►
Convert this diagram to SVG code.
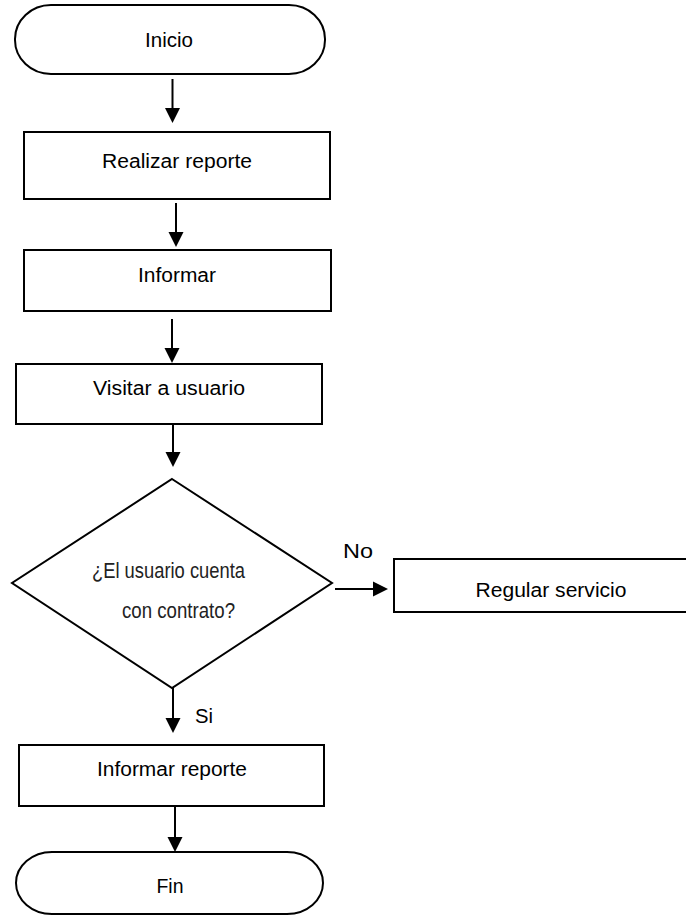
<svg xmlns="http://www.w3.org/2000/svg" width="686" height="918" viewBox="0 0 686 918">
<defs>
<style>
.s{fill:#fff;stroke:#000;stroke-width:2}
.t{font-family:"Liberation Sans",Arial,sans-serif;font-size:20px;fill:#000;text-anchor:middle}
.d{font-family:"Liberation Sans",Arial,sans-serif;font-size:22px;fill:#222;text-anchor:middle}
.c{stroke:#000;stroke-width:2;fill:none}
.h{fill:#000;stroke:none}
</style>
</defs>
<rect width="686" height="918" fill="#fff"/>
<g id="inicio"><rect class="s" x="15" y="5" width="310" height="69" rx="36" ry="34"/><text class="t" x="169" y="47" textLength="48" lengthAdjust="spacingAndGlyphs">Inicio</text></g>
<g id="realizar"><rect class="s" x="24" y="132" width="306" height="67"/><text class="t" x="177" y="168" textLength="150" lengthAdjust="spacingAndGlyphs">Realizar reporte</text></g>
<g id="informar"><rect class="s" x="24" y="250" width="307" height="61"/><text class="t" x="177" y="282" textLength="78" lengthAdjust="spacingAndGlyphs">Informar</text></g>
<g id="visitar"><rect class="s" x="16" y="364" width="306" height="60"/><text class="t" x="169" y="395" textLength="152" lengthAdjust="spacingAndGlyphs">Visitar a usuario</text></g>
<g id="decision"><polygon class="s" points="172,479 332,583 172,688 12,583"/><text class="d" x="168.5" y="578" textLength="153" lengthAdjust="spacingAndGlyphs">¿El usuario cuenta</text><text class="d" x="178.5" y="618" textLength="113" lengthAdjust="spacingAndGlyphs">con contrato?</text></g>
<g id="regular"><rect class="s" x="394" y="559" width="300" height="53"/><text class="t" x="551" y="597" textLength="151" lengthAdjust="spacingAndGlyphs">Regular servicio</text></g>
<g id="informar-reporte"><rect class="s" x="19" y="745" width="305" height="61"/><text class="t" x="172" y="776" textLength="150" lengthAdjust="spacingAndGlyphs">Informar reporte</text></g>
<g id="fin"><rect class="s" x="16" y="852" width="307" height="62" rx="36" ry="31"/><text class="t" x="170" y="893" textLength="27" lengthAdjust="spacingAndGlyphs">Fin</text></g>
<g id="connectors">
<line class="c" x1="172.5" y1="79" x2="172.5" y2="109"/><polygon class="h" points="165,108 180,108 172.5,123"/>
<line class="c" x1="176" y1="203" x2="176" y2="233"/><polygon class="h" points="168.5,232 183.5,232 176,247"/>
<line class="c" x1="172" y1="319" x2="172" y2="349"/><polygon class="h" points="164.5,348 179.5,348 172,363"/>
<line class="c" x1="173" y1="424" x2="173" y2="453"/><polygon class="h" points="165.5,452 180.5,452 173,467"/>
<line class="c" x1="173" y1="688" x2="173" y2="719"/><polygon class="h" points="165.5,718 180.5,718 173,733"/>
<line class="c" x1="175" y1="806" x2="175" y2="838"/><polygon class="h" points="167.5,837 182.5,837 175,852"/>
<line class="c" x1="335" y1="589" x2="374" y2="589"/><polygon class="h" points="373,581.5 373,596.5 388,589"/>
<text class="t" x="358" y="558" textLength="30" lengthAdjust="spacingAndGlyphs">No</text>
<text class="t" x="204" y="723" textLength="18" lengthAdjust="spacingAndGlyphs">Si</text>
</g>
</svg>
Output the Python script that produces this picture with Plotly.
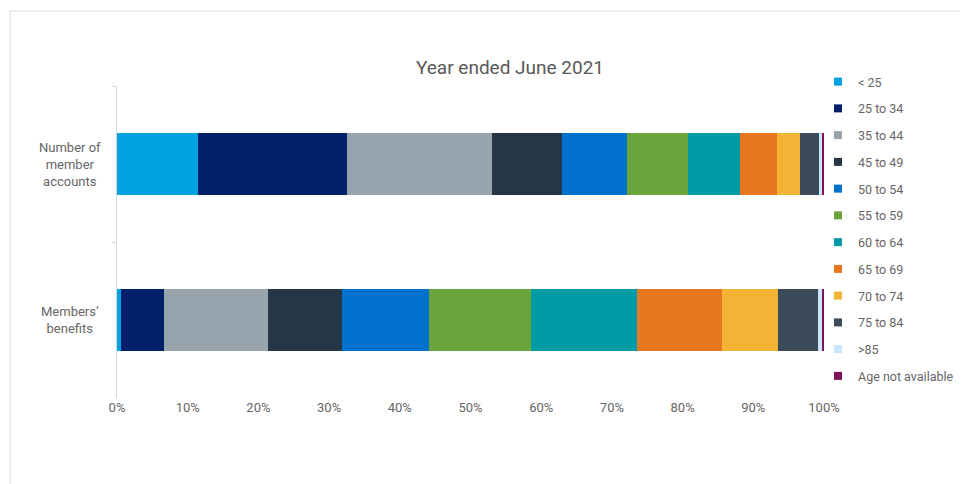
◄
Exercise instructions. Set the data above down again exactly as given, with no pictures.

Final result.
Convert this diagram to SVG code.
<svg xmlns="http://www.w3.org/2000/svg" width="686" height="918" viewBox="0 0 686 918">
<defs>
<style>
.s{fill:#fff;stroke:#000;stroke-width:2}
.t{font-family:"Liberation Sans",Arial,sans-serif;font-size:20px;fill:#000;text-anchor:middle}
.d{font-family:"Liberation Sans",Arial,sans-serif;font-size:22px;fill:#222;text-anchor:middle}
.c{stroke:#000;stroke-width:2;fill:none}
.h{fill:#000;stroke:none}
</style>
</defs>
<rect width="686" height="918" fill="#fff"/>
<g id="inicio"><rect class="s" x="15" y="5" width="310" height="69" rx="36" ry="34"/><text class="t" x="169" y="47" textLength="48" lengthAdjust="spacingAndGlyphs">Inicio</text></g>
<g id="realizar"><rect class="s" x="24" y="132" width="306" height="67"/><text class="t" x="177" y="168" textLength="150" lengthAdjust="spacingAndGlyphs">Realizar reporte</text></g>
<g id="informar"><rect class="s" x="24" y="250" width="307" height="61"/><text class="t" x="177" y="282" textLength="78" lengthAdjust="spacingAndGlyphs">Informar</text></g>
<g id="visitar"><rect class="s" x="16" y="364" width="306" height="60"/><text class="t" x="169" y="395" textLength="152" lengthAdjust="spacingAndGlyphs">Visitar a usuario</text></g>
<g id="decision"><polygon class="s" points="172,479 332,583 172,688 12,583"/><text class="d" x="168.5" y="578" textLength="153" lengthAdjust="spacingAndGlyphs">¿El usuario cuenta</text><text class="d" x="178.5" y="618" textLength="113" lengthAdjust="spacingAndGlyphs">con contrato?</text></g>
<g id="regular"><rect class="s" x="394" y="559" width="300" height="53"/><text class="t" x="551" y="597" textLength="151" lengthAdjust="spacingAndGlyphs">Regular servicio</text></g>
<g id="informar-reporte"><rect class="s" x="19" y="745" width="305" height="61"/><text class="t" x="172" y="776" textLength="150" lengthAdjust="spacingAndGlyphs">Informar reporte</text></g>
<g id="fin"><rect class="s" x="16" y="852" width="307" height="62" rx="36" ry="31"/><text class="t" x="170" y="893" textLength="27" lengthAdjust="spacingAndGlyphs">Fin</text></g>
<g id="connectors">
<line class="c" x1="172.5" y1="79" x2="172.5" y2="109"/><polygon class="h" points="165,108 180,108 172.5,123"/>
<line class="c" x1="176" y1="203" x2="176" y2="233"/><polygon class="h" points="168.5,232 183.5,232 176,247"/>
<line class="c" x1="172" y1="319" x2="172" y2="349"/><polygon class="h" points="164.5,348 179.5,348 172,363"/>
<line class="c" x1="173" y1="424" x2="173" y2="453"/><polygon class="h" points="165.5,452 180.5,452 173,467"/>
<line class="c" x1="173" y1="688" x2="173" y2="719"/><polygon class="h" points="165.5,718 180.5,718 173,733"/>
<line class="c" x1="175" y1="806" x2="175" y2="838"/><polygon class="h" points="167.5,837 182.5,837 175,852"/>
<line class="c" x1="335" y1="589" x2="374" y2="589"/><polygon class="h" points="373,581.5 373,596.5 388,589"/>
<text class="t" x="358" y="558" textLength="30" lengthAdjust="spacingAndGlyphs">No</text>
<text class="t" x="204" y="723" textLength="18" lengthAdjust="spacingAndGlyphs">Si</text>
</g>
</svg>
Output the Python script that produces this picture with Plotly.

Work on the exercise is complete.